España - Galicia
A tumba abierta
Alfredo López-Vivié Palencia

No fue flor de un día. Guardo muy buen recuerdo de la última vez que
La Octava Sinfonía suele considerarse –erróneamente- una obra menor al lado de las hermanas que la rodean, por su corta duración y por su carácter desenfadado. En cuanto a la duración, ¿alguien se atrevería a calificar de obra menor, por nombrar una, la Séptima Sinfonía de Sibelius? Y en cuanto al carácter, ¿puede haber mejor ejemplo de contraste entre los dos movimientos centrales –refinados y elegantes como pocos- y los dos movimientos extremos –llenos de drama hasta el punto de la rabia?
Destacar ese contraste fue el primer mérito de Vogt. Por ejemplo, el comienzo del desarrollo del primer tiempo (tras la repetición de su parte inicial, cuya observancia me sigue provocando dudas porque, a mi modo de ver, interrumpe el discurso): igual que en el “Saltarello” de la Sinfonía Italiana de Mendelssohn, no hay nada alegre ahí, sino una lucha angustiosa; por otro ejemplo, la fluctuación del pulso en el Minueto, que sonaba de lo más natural. También ese contraste se vio en los tiempos, ligeros unos y vertiginosos los otros.
También me suscita dudas que Vogt decidiese optar por una ejecución decididamente historicista, no sólo por esos tiempos rapidísimos (que se pueden salvar si, como hoy, el resultado es limpio y se escucha todo), sino sobre todo por prescindir del vibrato en las cuerdas.
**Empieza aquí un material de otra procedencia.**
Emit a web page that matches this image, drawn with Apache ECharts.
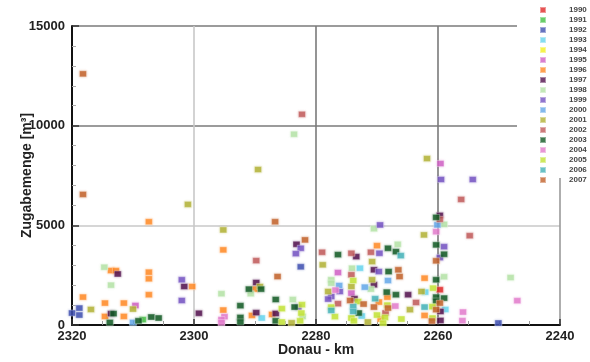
<!DOCTYPE html>
<html>
<head>
<meta charset="utf-8">
<script src="https://cdn.jsdelivr.net/npm/echarts@6/dist/echarts.min.js"></script>
<style>
  html, body { margin: 0; padding: 0; background: #fff; }
  #chart { width: 590px; height: 362px; }
</style>
</head>
<body>
<div id="chart"></div>
<script>
// Gravel additions per river kilometre, one list of [km, m³] pairs per year
const years = ['1990','1991','1992','1993','1994','1995','1996','1997','1998','1999',
               '2000','2001','2002','2003','2004','2005','2006','2007'];

const y1990 = [[2259.7, 1770]];
const y1991 = [[2308.4, 270]];
const y1992 = [[2320, 600], [2318.8, 850], [2318.8, 500], [2282.5, 2920], [2250.1, 100]];
const y1993 = [[2272.8, 2850], [2258.8, 780], [2288.9, 350], [2262.1, 1650], [2272.5, 450]];
const y1994 = [];
const y1995 = [[2309.6, 980], [2276.4, 2630], [2274.2, 1600], [2259.6, 8100]];
const y1996 = [[2318.2, 1400], [2313.6, 2730], [2312.8, 2730], [2314.6, 1100], [2311.5, 1100],
               [2314.6, 430], [2311.5, 430], [2307.4, 2650], [2307.4, 2320], [2307.4, 1520],
               [2307.4, 5180], [2300.3, 1930], [2295.2, 3770], [2295.2, 750], [2290, 1800],
               [2290.5, 480], [2287.2, 530], [2270, 3980], [2269.7, 1150], [2268.3, 1400],
               [2262.2, 2350], [2262.2, 480], [2269.4, 300]];
const y1997 = [[2312.5, 2560], [2313.6, 570], [2301.6, 1930], [2299.2, 590], [2283.2, 4050],
               [2289.8, 2130], [2289.8, 620], [2286.6, 580], [2273.4, 3430], [2273.7, 1320],
               [2270.5, 2770], [2270.5, 2020], [2264.9, 1520], [2259.7, 5500], [2259.6, 680],
               [2259.6, 230]];
const y1998 = [[2314.7, 2900], [2313.6, 2000], [2295.5, 1570], [2290.7, 1570], [2283.8, 1280],
               [2282.2, 430], [2283.6, 9570], [2277.5, 2270], [2277.5, 2100], [2274.1, 2850],
               [2270.5, 4830], [2266.6, 4050], [2259, 5050], [2259, 2420], [2248.1, 2380],
               [2271, 1800]];
const y1999 = [[2302, 2270], [2302, 1230], [2282.5, 3850], [2283.3, 3580], [2282.9, 900],
               [2277.5, 1430], [2278, 1300], [2276.1, 1680], [2269.6, 3600], [2269.7, 2680],
               [2269.5, 5020], [2259.5, 7300], [2254.3, 7300], [2259, 3930], [2259.7, 3380]];
const y2000 = [[2310, 130], [2276.2, 1980], [2268.2, 2230], [2260.1, 5020], [2272, 1900]];
const y2001 = [[2316.9, 780], [2310, 800], [2301, 6050], [2295.2, 4770], [2289.2, 1930],
               [2289.5, 7800], [2284, 110], [2278.9, 3020], [2278, 1680], [2274.2, 1930],
               [2270.8, 3180], [2270.8, 2270], [2261.8, 8350], [2262.3, 4520], [2262.7, 1680],
               [2264.6, 770], [2271.5, 150]];
const y2002 = [[2289.8, 3230], [2282.3, 10570], [2279, 3650], [2274.2, 3600], [2274.2, 2520],
               [2276.4, 1070], [2271, 3650], [2256.2, 6300], [2259.7, 5300], [2254.8, 4480],
               [2263.6, 1130], [2268.6, 600]];
const y2003 = [[2313.8, 130], [2313.2, 570], [2309.1, 210], [2307, 400], [2305.8, 350],
               [2291, 1800], [2289, 1800], [2292.4, 970], [2292.4, 380], [2292.4, 150],
               [2286.6, 1280], [2286.6, 210], [2283.5, 900], [2276.4, 3530], [2273, 600],
               [2268.2, 3850], [2268.1, 2680], [2266.9, 3680], [2266.9, 1520], [2260.3, 5400],
               [2260.3, 4020], [2259, 3550], [2260.3, 2270], [2260.3, 1400], [2260.3, 1200],
               [2259, 1350], [2268.4, 1650]];
const y2004 = [[2295, 420], [2295.5, 270], [2295.5, 120], [2260.3, 4680], [2255.9, 650],
               [2256, 220], [2247, 1220], [2267, 950], [2276.8, 1750]];
const y2005 = [[2285.6, 820], [2285.6, 150], [2282.3, 1020], [2282.4, 600], [2282.6, 210],
               [2277.5, 900], [2273.9, 2230], [2273.1, 1180], [2274.2, 350], [2273.8, 210],
               [2268.7, 380], [2260.8, 1850], [2260.9, 920], [2260.9, 350], [2270, 500],
               [2269, 100], [2266, 300], [2268.3, 1000], [2276.9, 420]];
const y2006 = [[2277.5, 730], [2273.9, 930], [2273.9, 680], [2270.3, 1320], [2266.1, 3480],
               [2262.2, 900]];
const y2007 = [[2318.2, 12600], [2318.2, 6550], [2286.3, 2430], [2281.8, 4270], [2286.7, 5180],
               [2274.4, 1230], [2270.5, 900], [2268.2, 850], [2266.5, 2770], [2266.3, 2430],
               [2260.3, 3220], [2259.7, 1100], [2260.3, 770], [2261, 200], [2272.2, 1050]];

const yearData = [y1990, y1991, y1992, y1993, y1994, y1995, y1996, y1997, y1998, y1999,
                  y2000, y2001, y2002, y2003, y2004, y2005, y2006, y2007];

const yearColors = ['#e02828', '#44c044', '#4050b0', '#66d4ee', '#f2f020', '#d060c4',
                    '#ff8a26', '#52124e', '#b4e2a6', '#7452c2', '#64a8e8', '#b2b236',
                    '#c05a5a', '#125a24', '#e27ccc', '#c2e236', '#44b2b8', '#c2622a'];

const xTicks = { min: 2240, max: 2320, step: 20 };
const yTicks = { min: 0, max: 15000, step: 5000 };

const chart = echarts.init(document.getElementById('chart'), null, { renderer: 'canvas' });

const font = '"Liberation Sans", Arial, sans-serif';

chart.setOption({
  animation: false,
  backgroundColor: '#fff',
  grid: { left: 72, right: 30, top: 26, bottom: 35 },
  // white panel behind the year key
  graphic: [{
    type: 'rect',
    left: 517, top: 0, z: 3,
    shape: { width: 73, height: 178 },
    style: { fill: '#fff' },
    silent: true
  }],
  legend: {
    orient: 'vertical',
    left: 517,
    top: 5,
    padding: [0, 4, 0, 22],
    z: 5,
    icon: 'rect',
    itemWidth: 6,
    itemHeight: 6,
    itemGap: 0,
    data: years,
    textStyle: {
      fontFamily: font,
      fontWeight: 'bold',
      fontSize: 8,
      lineHeight: 10,
      color: '#444',
      padding: [0, 0, 0, 18]
    }
  },
  xAxis: {
    type: 'value',
    inverse: true,
    min: xTicks.min,
    max: xTicks.max,
    interval: xTicks.step,
    name: 'Donau - km',
    nameLocation: 'middle',
    nameGap: 18,
    nameMoveOverlap: false,
    nameTextStyle: { fontFamily: font, fontWeight: 'bold', fontSize: 14, color: '#222' },
    axisLine: { show: true, onZero: false, lineStyle: { color: '#111', width: 2 } },
    axisTick: { show: true, inside: true, length: 6, lineStyle: { color: '#333', width: 1.5 } },
    minorTick: { show: true, splitNumber: 4, length: 4, lineStyle: { color: '#999', width: 1 } },
    axisLabel: {
      fontFamily: font, fontWeight: 'bold', fontSize: 13, color: '#222', margin: 5,
      formatter: v => String(v)
    },
    splitLine: {
      show: true,
      lineStyle: { color: ['#9a9a9a', '#7a7a7a', '#7a7a7a', '#c8c8c8', '#111'], width: 1.6 }
    }
  },
  yAxis: {
    type: 'value',
    min: yTicks.min,
    max: yTicks.max,
    interval: yTicks.step,
    name: 'Zugabemenge [m³]',
    nameLocation: 'middle',
    nameGap: 38,
    nameRotate: 90,
    nameMoveOverlap: false,
    nameTextStyle: { fontFamily: font, fontWeight: 'bold', fontSize: 14, color: '#222' },
    axisLine: { show: true, lineStyle: { color: '#111', width: 2 } },
    axisTick: { show: true, inside: true, length: 7, lineStyle: { color: '#333', width: 1.5 } },
    minorTick: { show: true, splitNumber: 5, length: 4, lineStyle: { color: '#aaa', width: 1 } },
    axisLabel: {
      fontFamily: font, fontWeight: 'bold', fontSize: 13, color: '#222', margin: 7,
      formatter: v => String(v)
    },
    splitLine: {
      show: true,
      lineStyle: { color: ['#111', '#c8c8c8', '#7a7a7a', '#7a7a7a'], width: 1.6 }
    }
  },
  series: years.map((yr, i) => ({
    name: yr,
    type: 'scatter',
    symbol: 'rect',
    symbolSize: [7, 6],
    data: yearData[i],
    itemStyle: {
      color: yearColors[i],
      borderColor: 'rgba(255,255,255,0.5)',
      borderWidth: 0.8,
      shadowBlur: 2,
      shadowColor: echarts.color.modifyAlpha(yearColors[i], 0.45)
    },
    emphasis: { disabled: true }
  }))
});
</script>
</body>
</html>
Pero el caso es que Vogt se ocupó también de que no se perdiese ni un solo sonido de la madera, haciéndola muy presente para añadir vigor a la interpretación; por no hablar de la acentuación rotunda de trompetas y timbales, que eso a Beethoven siempre le sienta bien (al contrario que a Mozart o a Haydn).
Total, que Vogt hizo mucho ruido, pero ruido del bueno porque mantuvo siempre la cosa bajo control, y encima le dio tiempo a unos cuantos detalles de fraseo dignos de las mejores batutas (la pausa antes del segundo tema en el Allegro inicial, la ligera retención del tiempo antes de la sección media del Minueto). Y como la Real Filharmonía respondió demostrando su categoría (mención de honor para los trompistas Alfredo Varela y Jordi Ortega), aparté mis prejuicios y agradecí que, por una vez, me dieran un Beethoven rugiente y crujiente.
El mismo criterio empleó Vogt para el Concierto “Emperador”, con esa larguísima introducción orquestal dicha de forma arrasadora, con toda la delicadeza que merece su Adagio, y, tras una transición tan calmada como expectante, con el Rondò lleno de vitalidad (sin olvidar regodearse de tú a tú con el timbal antes de concluir la pieza). Sin embargo, me resultó difícil encajar esa coherencia tan sólida con el estilo que Vogt le dio al piano: no me importa que a su toque le falte el mismo mordiente que le da a la orquesta, pero una cosa es que el arranque de la obra sea lo más parecido a la única cadencia que hay en ella, y otra que Vogt la tocase como si fuera de Liszt; lo mismo que el Finale me sonó más a Chopin que otra cosa. Dejando aparte el hecho de que el Steinway del Auditorio de Galicia ya no está para según qué trotes, tal vez la explicación radique en que en este concierto (y en todos) conviene repartir entre dos la batuta y el teclado, por más que Vogt se ayudase de una “i-partitura”.
Dejo los dos intermedios para el final: uno perfectamente prescindible, porque incluso la próstata más vetusta aguanta sesenta minutos de música sin necesidad de descanso; otro maravillosamente inolvidable: el opus 118 nº 2 de Brahms con el que Vogt correspondió el entusiasmo del público, porque sólo en manos del gran Achúcarro he escuchado eso tocado con tanto cariño y con tanta profundidad.